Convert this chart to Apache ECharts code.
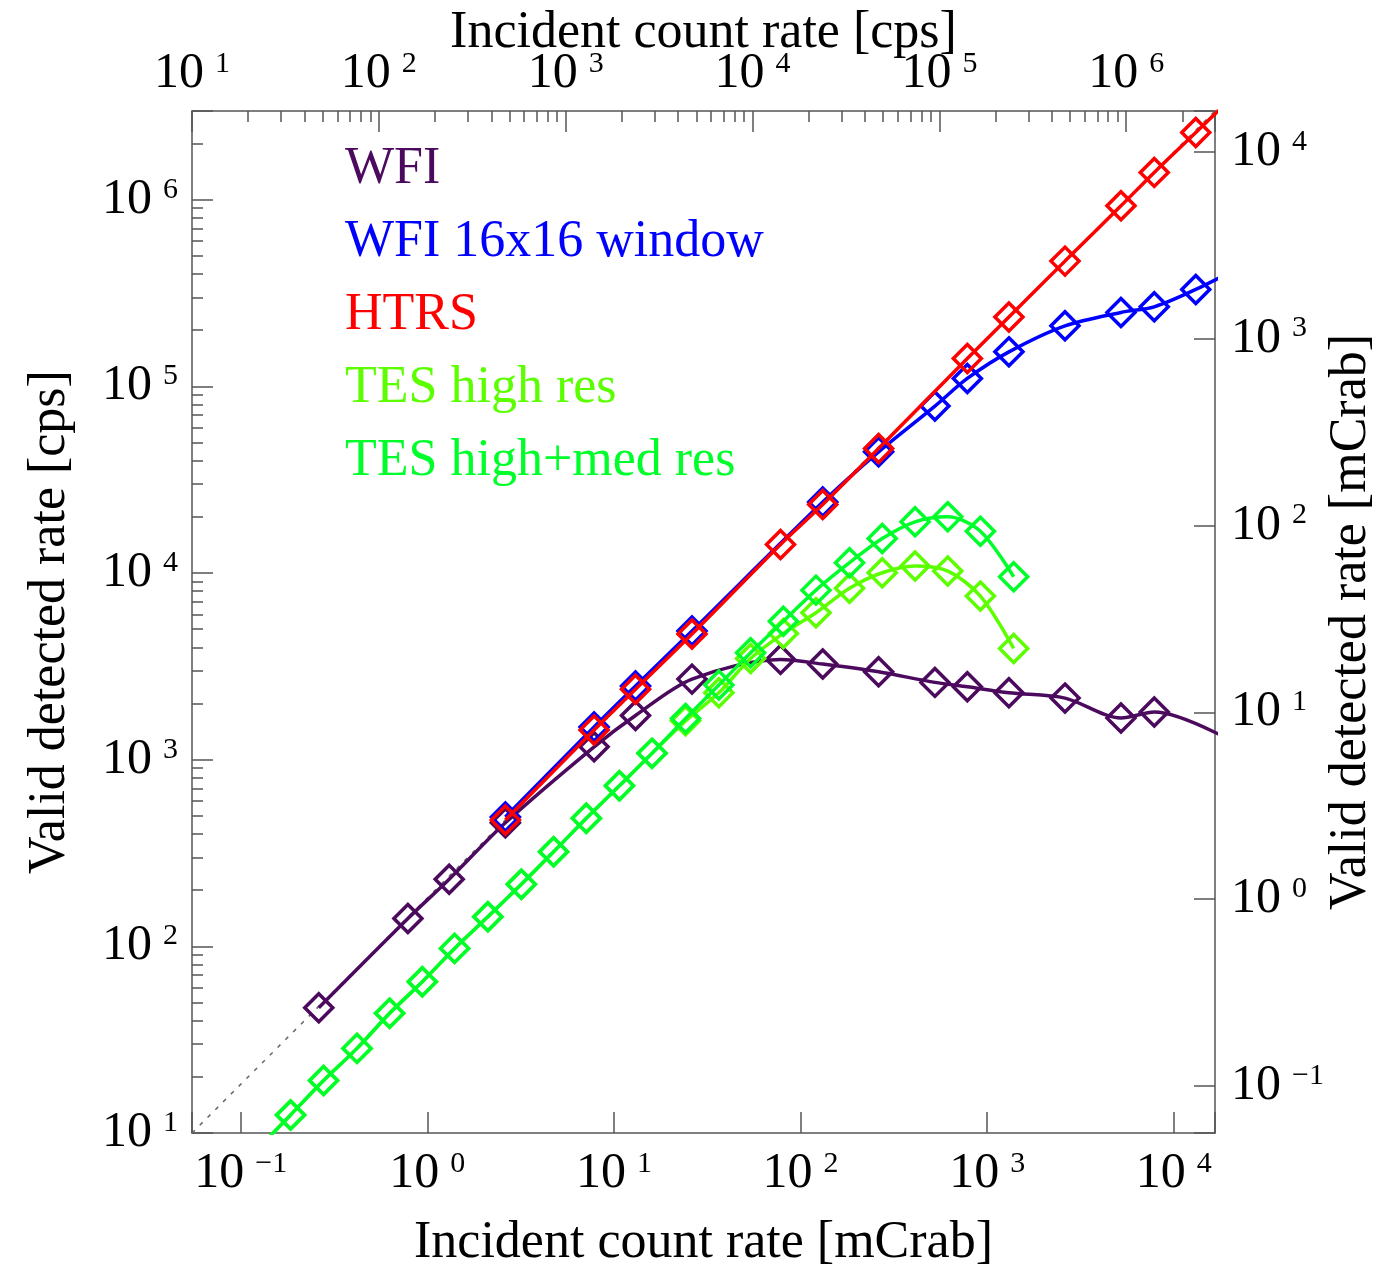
<!DOCTYPE html>
<html>
<head>
<meta charset="utf-8">
<script src="https://cdn.jsdelivr.net/npm/echarts@6/dist/echarts.min.js"></script>
<style>
  html, body { margin: 0; padding: 0; background: #ffffff; }
  #chart { width: 1377px; height: 1266px; }
</style>
</head>
<body>
<div id="chart"></div>
<script>
// Incident rate in mCrab (bottom axis) against valid detected rate in cps (left axis).
const wfiX = [0.262, 0.787, 1.31, 2.62, 7.83, 13.05, 26.2, 78.1, 131.5, 262, 525, 783, 1308, 2613, 5214, 7862, 26200];
const wfiY = [46.9, 141, 229, 459, 1172, 1725, 2701, 3445, 3251, 2956, 2594, 2456, 2281, 2137, 1671, 1799, 1099];

const wfiWinX = [2.62, 7.83, 13.05, 26.2, 131.5, 262, 525, 783, 1308, 2613, 5214, 7862, 13120, 26200];
const wfiWinY = [493, 1497, 2479, 4890, 23990, 44570, 78370, 110200, 153000, 211000, 248800, 266700, 330400, 470000];

const htrsX = [2.62, 7.83, 13.05, 26.2, 78.1, 131.5, 262, 783, 1308, 2613, 5214, 7862, 13120, 26200];
const htrsY = [475, 1442, 2383, 4710, 14230, 23290, 46460, 140900, 235400, 468600, 926600, 1400000, 2290000, 4480000];

const tesX = [0.123, 0.185, 0.278, 0.420, 0.628, 0.940, 1.40, 2.11, 3.19, 4.75, 7.11, 10.7, 16.0, 24.2, 36.5, 54.0, 80.9, 121, 183, 274, 411, 615, 920, 1387];
const tesHighY = [8.2, 12.5, 19.1, 28.4, 43.8, 64.6, 97.5, 144, 215, 321, 485, 725, 1081, 1614, 2281, 3480, 4745, 6120, 8280, 10030, 10890, 10240, 7520, 3944];
const tesHighMedY = [8.2, 12.5, 19.1, 28.4, 43.8, 64.6, 97.5, 144, 215, 321, 485, 725, 1081, 1663, 2510, 3740, 5518, 8095, 11350, 15300, 18800, 19990, 16750, 9550];

// One-to-one reference (incident cps = detected cps)
const unityCps = [10, 3200000];

// Axis ranges (powers of ten)
const mCrabRange = [-1.261, 4.221];
const cpsRange = [1, 6.475];

const seriesNames = ['WFI', 'WFI 16x16 window', 'HTRS', 'TES high res', 'TES high+med res'];
const seriesColors = ['#4b0a5e', '#0000ff', '#ff0000', '#5cff00', '#00ff2a'];

const FONT = '"Liberation Serif", "Times New Roman", serif';
const AXIS_GRAY = '#555555';

function powLabel(v) {
  const e = Math.log10(v);
  const r = Math.round(e);
  if (Math.abs(e - r) > 1e-6) return '';
  const s = r < 0 ? '\u2212' + (-r) : String(r);
  return '{b|10}{s|' + s + '}';
}

const labelRich = {
  b: { fontFamily: FONT, fontSize: 50, color: '#000', lineHeight: 50, verticalAlign: 'bottom' },
  s: { fontFamily: FONT, fontSize: 30, color: '#000', lineHeight: 30, verticalAlign: 'top', padding: [0, 0, 4, 11] }
};

function logAxis(position, range, minor, margin, extra) {
  return Object.assign({
    type: 'log',
    logBase: 10,
    position: position,
    min: Math.pow(10, range[0]),
    max: Math.pow(10, range[1]),
    axisLine: { show: true, onZero: false, lineStyle: { color: AXIS_GRAY, width: 1.5 } },
    axisTick: { show: true, inside: true, length: 21, lineStyle: { color: AXIS_GRAY, width: 1.5 } },
    minorTick: { show: minor, splitNumber: 9, length: 11, lineStyle: { color: AXIS_GRAY, width: 1.5 } },
    splitLine: { show: false },
    minorSplitLine: { show: false },
    axisLabel: { show: true, margin: margin, formatter: powLabel, rich: labelRich },
    nameTextStyle: { fontFamily: FONT, fontSize: 52, color: '#000' },
    nameLocation: 'middle',
    nameMoveOverlap: false
  }, extra);
}

function pairs(xs, ys) { return xs.map((x, i) => [x, ys[i]]); }

function dataSeries(idx, xs, ys) {
  const c = seriesColors[idx];
  return {
    name: seriesNames[idx],
    type: 'line',
    xAxisIndex: 0,
    yAxisIndex: 0,
    data: pairs(xs, ys),
    smooth: 0.3,
    clip: true,
    symbol: 'diamond',
    symbolSize: 28,
    showAllSymbol: true,
    lineStyle: { color: c, width: 3.5 },
    itemStyle: { color: 'rgba(0,0,0,0)', borderColor: c, borderWidth: 3.5 },
    emphasis: { disabled: true },
    z: 3 + idx
  };
}

const chart = echarts.init(document.getElementById('chart'), null, { renderer: 'canvas' });

chart.setOption({
  animation: false,
  backgroundColor: '#ffffff',
  grid: { left: 192, top: 111, width: 1023, height: 1022, containLabel: false, outerBoundsMode: 'none' },
  xAxis: [
    logAxis('bottom', mCrabRange, false, 16, {
      name: 'Incident count rate [mCrab]', nameGap: 84
    }),
    logAxis('top', cpsRange, true, 12, {
      name: 'Incident count rate [cps]', nameGap: 52
    })
  ],
  yAxis: [
    logAxis('left', cpsRange, true, 14, {
      name: 'Valid detected rate [cps]', nameGap: 116, nameRotate: 90
    }),
    logAxis('right', mCrabRange, false, 16, {
      name: 'Valid detected rate [mCrab]', nameGap: 110, nameRotate: 90,
      min: Math.pow(10, -1.2515), max: Math.pow(10, 4.218)
    })
  ],
  legend: {
    show: true,
    orient: 'vertical',
    left: 335,
    top: 134,
    icon: 'none',
    itemWidth: 0,
    itemHeight: 0,
    itemGap: 13,
    selectedMode: false,
    textStyle: { fontFamily: FONT, fontSize: 52, lineHeight: 60 },
    data: seriesNames.map((n, i) => ({ name: n, textStyle: { color: seriesColors[i] } }))
  },
  series: [
    {
      name: 'unity',
      type: 'line',
      xAxisIndex: 1,
      yAxisIndex: 0,
      data: unityCps.map(v => [v, v]),
      symbol: 'none',
      clip: true,
      lineStyle: { color: '#666666', width: 1.5, type: [4, 7] },
      emphasis: { disabled: true },
      z: 1
    },
    dataSeries(0, wfiX, wfiY),
    dataSeries(1, wfiWinX, wfiWinY),
    dataSeries(2, htrsX, htrsY),
    dataSeries(3, tesX, tesHighY),
    dataSeries(4, tesX, tesHighMedY)
  ]
});
</script>
</body>
</html>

===============

**What is required**
From the first line above through the line containing "266700, 330400, 470000];", copy everything exactly, without the pictures.

**Full solution**
Convert this chart to Apache ECharts code.
<!DOCTYPE html>
<html>
<head>
<meta charset="utf-8">
<script src="https://cdn.jsdelivr.net/npm/echarts@6/dist/echarts.min.js"></script>
<style>
  html, body { margin: 0; padding: 0; background: #ffffff; }
  #chart { width: 1377px; height: 1266px; }
</style>
</head>
<body>
<div id="chart"></div>
<script>
// Incident rate in mCrab (bottom axis) against valid detected rate in cps (left axis).
const wfiX = [0.262, 0.787, 1.31, 2.62, 7.83, 13.05, 26.2, 78.1, 131.5, 262, 525, 783, 1308, 2613, 5214, 7862, 26200];
const wfiY = [46.9, 141, 229, 459, 1172, 1725, 2701, 3445, 3251, 2956, 2594, 2456, 2281, 2137, 1671, 1799, 1099];

const wfiWinX = [2.62, 7.83, 13.05, 26.2, 131.5, 262, 525, 783, 1308, 2613, 5214, 7862, 13120, 26200];
const wfiWinY = [493, 1497, 2479, 4890, 23990, 44570, 78370, 110200, 153000, 211000, 248800, 266700, 330400, 470000];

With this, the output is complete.